Neither side is talking sense. America’s rich should indeed pay more tax; but marginal rates should not go up.

History shows that deficit reduction works best when most of the burden falls on spending cuts. That means that middle-class entitlements will have to be reduced, no matter what Mr Obama tells his supporters. But, just as in every other budget squeeze, a portion must come from higher taxes, no matter what the Republicans say.
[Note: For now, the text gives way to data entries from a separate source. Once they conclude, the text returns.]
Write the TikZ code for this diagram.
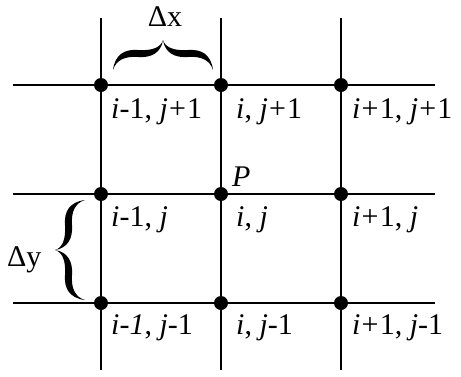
\documentclass[tikz,border=0pt]{standalone}
\usepackage{fontspec}
\setmainfont{Liberation Serif}

\newcommand{\plus}{\kern1.2pt+\kern1.2pt}

\tikzset{
  gridline/.style={line width=2pt},
  gridpt/.style={circle,fill,inner sep=0pt,minimum size=14pt},
  ptlabel/.style={anchor=base west,inner sep=0pt,font=\fontsize{30}{33}\selectfont},
  curlybrace/.pic={
    % upper half, then the mirrored lower half
    \fill (30,-50) .. controls (14,-48) and (9,-38) .. (10,-25)
        .. controls (11,-10) and (7,-2) .. (0,0)
        .. controls (13,-2) and (18,-12) .. (17,-25)
        .. controls (16,-38) and (20,-47) .. (30,-50) -- cycle;
    \fill (30,50) .. controls (14,48) and (9,38) .. (10,25)
        .. controls (11,10) and (7,2) .. (0,0)
        .. controls (13,2) and (18,12) .. (17,25)
        .. controls (16,38) and (20,47) .. (30,50) -- cycle;
  },
}

\begin{document}
\begin{tikzpicture}[x=1pt,y=-1pt]
    \useasboundingbox (0,0) rectangle (461,376);

    % grid lines
    \foreach \x/\c in {101/1,221/2,341/3}{
        \coordinate (top\c) at (\x,18);
        \coordinate (bot\c) at (\x,370);
        \draw[gridline] (top\c) -- (bot\c);
    }
    \foreach \y/\r in {85/1,194/2,303/3}{
        \coordinate (lft\r) at (13,\y);
        \coordinate (rgt\r) at (435,\y);
        \draw[gridline] (lft\r) -- (rgt\r);
    }

    % grid points
    \foreach \x/\c in {101/1,221/2,341/3}
        \foreach \y/\r in {85/1,194/2,303/3}
            \node[gridpt] (p\c\r) at (\x,\y) {};

    % point labels
    \node[ptlabel] (l11) at (111,118) {\textit{i}-1, \textit{j}\plus 1};
    \node[ptlabel] (l21) at (236,118) {\textit{i}, \textit{j}\plus 1};
    \node[ptlabel] (l31) at (352,118) {\textit{i}\plus 1, \textit{j}\plus 1};

    \node[ptlabel] (l12) at (111,226) {\textit{i}-1, \textit{j}};
    \node[ptlabel] (l22) at (236,226) {\textit{i}, \textit{j}};
    \node[ptlabel] (l32) at (352,226) {\textit{i}\plus 1, \textit{j}};

    \node[ptlabel] (l13) at (111,334) {\textit{i}-\textit{1}, \textit{j}-1};
    \node[ptlabel] (l23) at (236,334) {\textit{i}, \textit{j}-1};
    \node[ptlabel] (l33) at (352,334) {\textit{i}\plus 1, \textit{j}-1};

    \node[ptlabel] (lP) at (232,186) {\textit{P}};

    % spacing braces
    \pic[rotate=-90] (bx) at (163,40) {curlybrace};
    \node[ptlabel,anchor=base] (dx) at (165,26) {Δx};

    \pic (by) at (55,250) {curlybrace};
    \node[ptlabel,anchor=base west] (dy) at (7,266) {Δy};
\end{tikzpicture}
\end{document}
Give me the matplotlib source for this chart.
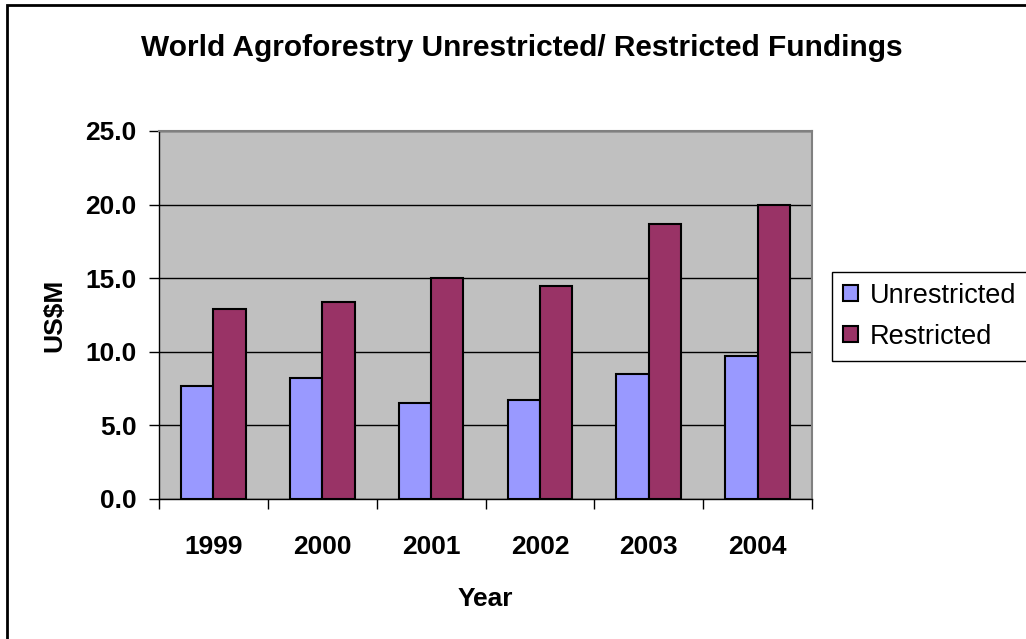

Democrats say only the top 1% need pay more; that’s misleading. Others will have to pay too. But more of the increase should be shouldered by the rich who have done so well from recent trends. Technological change and globalisation have sharpened demand for the most skilled workers, in particular superstars, be they athletes or hedge-fund managers, thus sharply increasing inequality. Tax policy has exacerbated this trend instead of mitigating it. George Bush junior slashed top income-tax rates as well as rates on dividends and capital gains, which explains why Warren Buffett and Mr Romney have such low tax rates.